The main elements of this second option include long-term commitments to help Ukraine build its defenses, including a steadier pipeline of aid and joint training programs. Some of these arrangements include commitments on air defenses, and in some places like Japan, South Korea, and Qatar, which Biden declared a major non-NATO ally, there are U.S. military bases and troops. It’s important to note, however, that the United States has mutual defense treaties with Japan and South Korea that require America to come to the aid of these countries if they’re attacked—obligations similar to NATO’s mutual defense provisions but ones that don’t arise in close defense cooperation relationships of the sort the United States has with Israel or Qatar.
One key shortcoming of this second option: it repeats the same mistake the United States made in most of the wars of the past quarter century. It fails to define with sufficient clarity the desired end state. Want to inadvertently perpetuate to so-called “forever war” challenge? Choose door number one (status quo) or door number two (some unclear security guarantee).
In short, these ideas of security assurances for Ukraine that we’re likely to hear bandied about at this upcoming NATO summit probably amount to the “worst of all worlds” option, one that adds more costs and risks to the United States and its allies than the benefits it provides to Ukraine and European stability. Russia’s attacks on Georgia and its first invasion of Ukraine came after NATO offered a vague pathway to membership to both countries.
It's hard to imagine this scenario becoming a reality that helps Ukraine build an effective deterrent model against Russia, in part because of Russia’s track record over the past quarter century and more. Since the collapse of the Soviet Union in 1991, the only countries that Russia has invaded with conventional troops are all outside of NATO, and despite repeated overheated propaganda from Russia’s leaders, it has not conducted a conventional military attack on a NATO member, including those bordering Russia, despite targeting many NATO countries with cyberattacks and political warfare and interference.
A clear pathway for Ukraine joining NATO after the cessation of hostilities is the best guarantee for long-term security. In many ways, Ukraine joining NATO is both an idea ahead of its time but also way behind the curve—had Ukraine joined NATO years ago after it gave up the nuclear weapons on its territory, it may not have ever been attacked by Russia.
2. Russia’s likely reactions to calling for Ukraine’s NATO membership will further weaken and undercut its position at home and abroad.
Russia today is an unpredictable but ultimately vulnerable and declining power. Moscow’s military has performed poorly on the battlefield, so much so that it had to reach out in desperation to other declining, retrograde forces like Iran for help. It’s a relatively minor global economic force, with an economy of about $1.5 trillion gross domestic product, less than each of the U.S. states of California, Texas, and New York. Italy has a larger economy than Russia, and although Moscow still has some sway in global energy markets there are signs that grip may be slipping in some ways too.

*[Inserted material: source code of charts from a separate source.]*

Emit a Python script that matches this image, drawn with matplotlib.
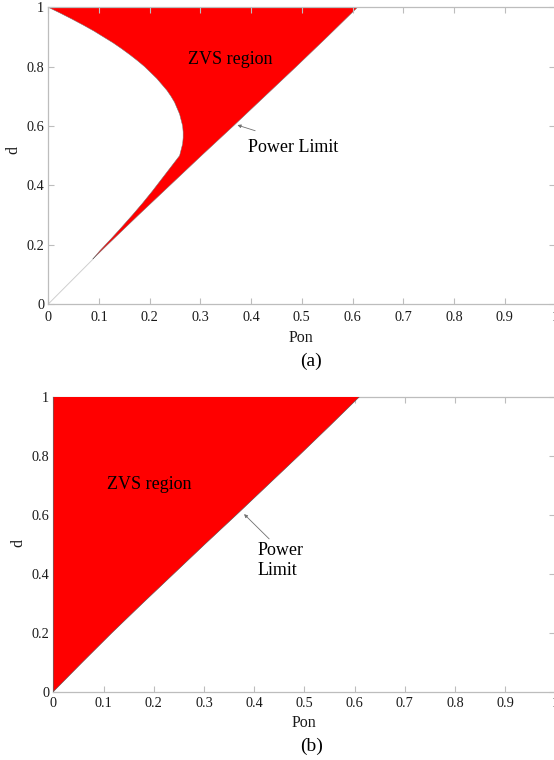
import matplotlib
matplotlib.use("Agg")
import matplotlib.pyplot as plt
import numpy as np

plt.rcParams['font.family'] = ['Liberation Serif', 'DejaVu Serif']

# ---- data ----
# Power limit boundary (d vs Pon)
power_d = [0.0, 0.1, 0.2, 0.3, 0.4, 0.5, 0.6, 0.7, 0.8, 0.9, 1.0]
power_P = [0.0, 0.058, 0.117, 0.178, 0.240, 0.302, 0.365, 0.427, 0.489, 0.550, 0.610]

# ZVS left boundary in case (a), from d=1 downwards to where it meets the power limit
zvs_left_d = [1.00, 0.98, 0.96, 0.94, 0.92, 0.90, 0.88, 0.86, 0.84, 0.82, 0.80,
              0.78, 0.76, 0.74, 0.72, 0.70, 0.68, 0.66, 0.64, 0.62, 0.60,
              0.58, 0.56, 0.54, 0.52, 0.50, 0.48, 0.44, 0.40, 0.38, 0.34,
              0.30, 0.25, 0.22, 0.20, 0.18, 0.16, 0.15]
zvs_left_P = [0.000, 0.024, 0.047, 0.069, 0.090, 0.109, 0.128, 0.145, 0.161, 0.176, 0.190,
              0.202, 0.214, 0.224, 0.234, 0.242, 0.249, 0.254, 0.259, 0.262, 0.265,
              0.266, 0.266, 0.265, 0.262, 0.259, 0.250, 0.232, 0.214, 0.205, 0.186,
              0.166, 0.140, 0.124, 0.113, 0.102, 0.092, 0.087]

x_ticks = [0, 0.1, 0.2, 0.3, 0.4, 0.5, 0.6, 0.7, 0.8, 0.9, 1]
x_ticklabels = ['0', '0.1', '0.2', '0.3', '0.4', '0.5', '0.6', '0.7', '0.8', '0.9', '1']
y_ticks = [0, 0.2, 0.4, 0.6, 0.8, 1]
y_ticklabels = ['0', '0.2', '0.4', '0.6', '0.8', '1']

W, H = 554, 760
fig = plt.figure(figsize=(W / 100, H / 100), dpi=100)

ax1 = fig.add_axes([48.3 / W, (H - 304) / H, 507 / W, 296.7 / H])
ax2 = fig.add_axes([53.3 / W, (H - 691.7) / H, 502 / W, 295 / H])

frame_col = '#bdbdbd'
text_col = '#1a1a1a'


def style(ax, xpad):
    ax.set_xlim(0, 1)
    ax.set_ylim(0, 1)
    ax.set_xticks(x_ticks)
    ax.set_xticklabels(x_ticklabels)
    ax.set_yticks(y_ticks)
    ax.set_yticklabels(y_ticklabels)
    for s in ax.spines.values():
        s.set_color(frame_col)
        s.set_linewidth(0.9)
    ax.tick_params(axis='both', direction='in', length=4, width=0.8,
                   color=frame_col, labelcolor=text_col, labelsize=10.3,
                   top=True, right=True)
    ax.tick_params(axis='x', pad=xpad)
    ax.tick_params(axis='y', pad=3)


# ---- (a) ----
pd = np.array(power_d)
pp = np.array(power_P)
merge_d = zvs_left_d[-1]
mask = pd > merge_d
poly_P = list(zvs_left_P) + list(pp[mask])
poly_d = list(zvs_left_d) + list(pd[mask])
ax1.fill(poly_P, poly_d, facecolor='#ff0000', edgecolor='#707070', linewidth=0.35, zorder=1)
ax1.plot(np.interp([0, merge_d], pd, pp), [0, merge_d], color='#cfcfcf', lw=0.7, zorder=1)
style(ax1, 5)
ax1.text(0.276, 0.809, 'ZVS region', fontsize=13, color='#000000', va='baseline', ha='left')
ax1.text(0.394, 0.513, 'Power Limit', fontsize=13, color='#000000', va='baseline', ha='left')
ax1.annotate('', xy=(0.373, 0.603), xytext=(0.408, 0.584),
             arrowprops=dict(arrowstyle='-|>', color='#707070', lw=0.6,
                             mutation_scale=5, shrinkA=0, shrinkB=0))

# ---- (b) ----
poly2_P = list(power_P) + [0.0]
poly2_d = list(power_d) + [1.0]
ax2.fill(poly2_P, poly2_d, facecolor='#ff0000', edgecolor='#505050', linewidth=0.4, zorder=3)
style(ax2, 4)
ax2.text(0.106, 0.687, 'ZVS region', fontsize=13, color='#000000', va='baseline', ha='left', zorder=4)
ax2.text(0.406, 0.463, 'Power', fontsize=13, color='#000000', va='baseline', ha='left')
ax2.text(0.406, 0.395, 'Limit', fontsize=13, color='#000000', va='baseline', ha='left')
ax2.annotate('', xy=(0.380, 0.602), xytext=(0.430, 0.518),
             arrowprops=dict(arrowstyle='-|>', color='#707070', lw=0.6,
                             mutation_scale=5, shrinkA=0, shrinkB=0))

# ---- axis labels / captions ----
fig.text(301 / W, 1 - 338 / H, 'Pon', fontsize=11.5, ha='center', va='center', color=text_col)
fig.text(311 / W, 1 - 361 / H, '(a)', fontsize=14, ha='center', va='center', color='#000000')
fig.text(13 / W, 1 - 150 / H, 'd', fontsize=11.5, ha='center', va='center', rotation=90, color=text_col)

fig.text(303.5 / W, 1 - 723 / H, 'Pon', fontsize=11.5, ha='center', va='center', color=text_col)
fig.text(312 / W, 1 - 746 / H, '(b)', fontsize=14, ha='center', va='center', color='#000000')
fig.text(18 / W, 1 - 543 / H, 'd', fontsize=11.5, ha='center', va='center', rotation=90, color=text_col)

fig.savefig('out.png', dpi=100, facecolor='white')
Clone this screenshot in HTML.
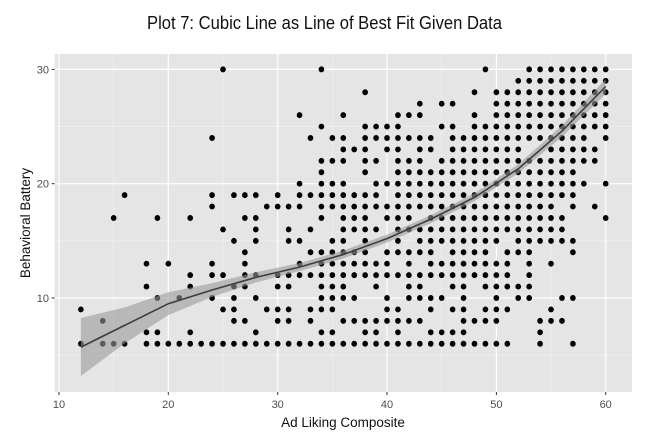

Russian neo-imperialism is a good way to describe what Russia under Putin has tried to do over the last two decades, but with very limited success. History tells us that expansionist empires collapse for many reasons: overreach, depletion of resources and national will, strong opposition from those fighting for their sovereignty and national self-determination, and overwhelming military defeat from global powers, as was seen Nazi Germany and Japan in World War II. In the process of making aggressive moves in the region and around the world, Putin has gutted Russia’s economic potential and incentivized a brain drain of talent that will hurt Russia’s ability to compete in the world.
If NATO were to make an offer for Ukraine to ultimately join the alliance, Russia will likely overreact—but it would be unwise to put too much stock in what damage Russia might do, including with its nuclear weapons, something that China, India, and others have warned Russia against using. Any overreaction by Russia will likely further isolate and weaken it, and the mindset of self-deterrence in certain U.S. foreign policy circles helped produce the predicament Ukraine and the world find themselves in now.

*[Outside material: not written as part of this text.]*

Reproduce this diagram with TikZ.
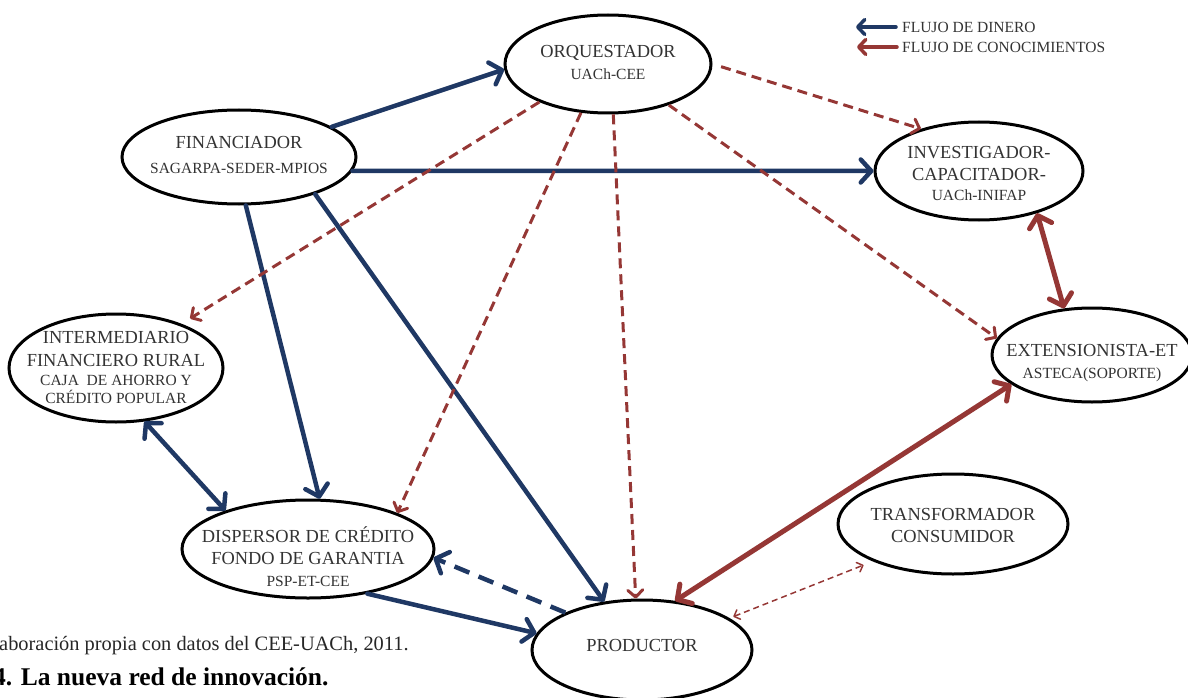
\documentclass[tikz,border=0pt]{standalone}
\usepackage{fontspec}
\setmainfont{Liberation Serif}
\usetikzlibrary{shapes.geometric,arrows.meta}
\definecolor{moneyblue}{HTML}{1F3864}
\definecolor{knowred}{HTML}{953735}
\definecolor{txtgray}{HTML}{333333}
\newcommand\mainsz{\fontsize{18.4}{22}\selectfont}
\newcommand\subsz{\fontsize{15.5}{22}\selectfont}
\newcommand\lines[1]{\mainsz\begin{tabular}{@{}c@{}}#1\end{tabular}}
\tikzset{
  actor/.style={ellipse, draw=black, line width=3pt, inner sep=0pt, fill=white},
  lbl/.style={text=txtgray, inner sep=0pt},
  barb/.tip={Straight Barb[round,length=10.5pt,width=23pt]},
  sbarb/.tip={Straight Barb[round,length=7pt,width=15pt]},
  tbarb/.tip={Straight Barb[round,length=5pt,width=10pt]},
  money/.style={draw=moneyblue, line width=4.5pt, line cap=round, -barb},
  moneyboth/.style={draw=moneyblue, line width=4.5pt, line cap=round, barb-barb},
  moneydash/.style={draw=moneyblue, line width=4.5pt, dash pattern=on 16pt off 10pt, -barb},
  know/.style={draw=knowred, line width=5pt, line cap=round, barb-barb},
  knowdash/.style={draw=knowred, line width=3pt, dash pattern=on 10pt off 6pt, -sbarb},
  knowthin/.style={draw=knowred, line width=1.5pt, dash pattern=on 6pt off 4pt, tbarb-tbarb},
  legblue/.style={draw=moneyblue, line width=3.5pt, line cap=round, -sbarb},
  legred/.style={draw=knowred, line width=3.5pt, line cap=round, -sbarb},
  legtxt/.style={anchor=west, text=txtgray, inner sep=0pt, font=\subsz},
}
\begin{document}
\begin{tikzpicture}[x=1pt,y=-1pt]
\useasboundingbox (0,0) rectangle (1188,698);

% nodes
\node[actor, minimum width=206pt, minimum height=98pt,
  label={[lbl]center:{\lines{ORQUESTADOR\\ \subsz UACh-CEE}}}] (orq) at (608,64) {};
\node[actor, minimum width=234pt, minimum height=94pt,
  label={[lbl]center:{\lines{FINANCIADOR\\[3pt] \subsz SAGARPA-SEDER-MPIOS}}}] (fin) at (239,157) {};
\node[actor, minimum width=208pt, minimum height=98pt,
  label={[lbl, yshift=-4pt]center:{\lines{INVESTIGADOR-\\ CAPACITADOR-\\[-2pt] \subsz UACh-INIFAP}}}] (inv) at (979,171) {};
\node[actor, minimum width=200pt, minimum height=94pt,
  label={[lbl, yshift=-8pt]center:{\lines{EXTENSIONISTA-ET\\ \subsz ASTECA(SOPORTE)}}}] (ext) at (1092,355) {};
\node[actor, minimum width=214pt, minimum height=108pt,
  label={[lbl, yshift=-1pt]center:{\lines{INTERMEDIARIO\\[1pt] FINANCIERO RURAL\\[-3pt] \subsz CAJA\ \ DE AHORRO Y\\[-4pt] \subsz CRÉDITO POPULAR}}}] (int) at (116,368) {};
\node[actor, minimum width=252pt, minimum height=98pt,
  label={[lbl, yshift=-11pt]center:{\lines{DISPERSOR DE CRÉDITO\\ FONDO DE GARANTIA\\ \subsz PSP-ET-CEE}}}] (disp) at (308,549) {};
\node[actor, minimum width=230pt, minimum height=100pt,
  label={[lbl, yshift=-3pt]center:{\lines{TRANSFORMADOR\\ CONSUMIDOR}}}] (trans) at (953,524) {};
\node[actor, minimum width=220pt, minimum height=100pt,
  label={[lbl, yshift=3pt]center:{\lines{PRODUCTOR}}}] (prod) at (642,650) {};

% money flows
\draw[money] (fin.18) -- (orq.183);
\draw[money] (fin.-7) -- (inv.west);
\draw[money] (fin.-82) -- (disp.77);
\draw[money] (fin.-26) -- (prod.128);
\draw[moneyboth] (int.-62) -- (disp.155);
\draw[money] (disp.-37) -- (prod.171);
\draw[moneydash] (prod.154) -- (disp.-4);

% knowledge flows
\draw[knowdash, shorten >=10pt] (orq.209) -- (int.34);
\draw[knowdash] (orq.241) -- (disp.22);
\draw[knowdash] (orq.276) -- (prod.97);
\draw[knowdash] (orq.-34) -- (ext.170);
\draw[knowdash, shorten <=9pt] (orq.0) -- (inv.144);
\draw[know] (inv.-36) -- (ext.121);
\draw[know] (prod.56) -- (ext.200);
\draw[knowthin, shorten >=10pt, shorten <=4pt] (prod.20) -- (trans.205);

% legend
\coordinate (lb1) at (896,27);
\coordinate (lb2) at (856,27);
\coordinate (lr1) at (897,47);
\coordinate (lr2) at (857,47);
\draw[legblue] (lb1) -- (lb2);
\draw[legred] (lr1) -- (lr2);
\node[legtxt] (legm) at (902,27) {FLUJO DE DINERO};
\node[legtxt] (legk) at (902,47) {FLUJO DE CONOCIMIENTOS};

% caption
\node[anchor=base west, inner sep=0pt, text=black!85, font=\fontsize{20.4}{24}\selectfont] (src) at (-1,650) {aboración propia con datos del CEE-UACh, 2011.};
\node[anchor=base west, inner sep=0pt, text=black, font=\fontsize{25.5}{28}\selectfont\bfseries] (cap) at (-7,685) {4. La nueva red de innovación.};
\end{tikzpicture}
\end{document}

3. A long-term pathway to NATO membership can create more incentives for Ukraine to reform its democracy, government, and economy.
A third reason why President Biden and the United States would be wise to lean on helping craft a long-term pathway with a NATO membership action plan for Ukraine is that the process of accession can help provide more incentives for Ukraine to improve its governance, including creating higher anti-corruption standards, bolstering democratic reform, and reforming Ukraine’s economy in the long run. Joining NATO, as with a likely parallel effort to bring Ukraine into the European Union, comes with a process that’s aimed at certain countries meet key criteria that can motivate the sort of reforms that the West tried to promote for years in Ukraine with mixed success before this war.
If the United States and its NATO allies operated with a bold, affirmative vision, it would seek to define a stable and prosperous Europe in the long-term, one in which Ukraine is connected to its neighbors like Poland and other regional actors like the Baltic states in a new security paradigm and creates a new hub for freedom and prosperity in Europe.
Half-measures like some mix of security guarantees supported by those with a technocratic managerial mindset misread how to shape Russia’s calculus under Putin and risk prolonging the war. The same can be said for those who make calls for diplomacy without grounding their proposals in the harsh reality of what Russia continues to do every day in Ukraine, a replay of what’s unfolded in places like Syria. Also, the “blame America first” mindset among isolationists and restrainers who make arguments that enable Russia’s aggression offers little more than a recipe for more instability in Europe and the world. Constructing a pathway to Ukraine’s membership in NATO represents a long-term investment in security and stability for Europe, as Peter Juul argued earlier this year.
President Biden should lead the NATO alliance in creating a pathway for Ukraine to join NATO in the coming years—if not at this Vilnius summit, then perhaps at the July 2024 NATO summit in Washington, D.C. That’s the most effective way of securing his legacy as a U.S. president who helped defend freedom in the world.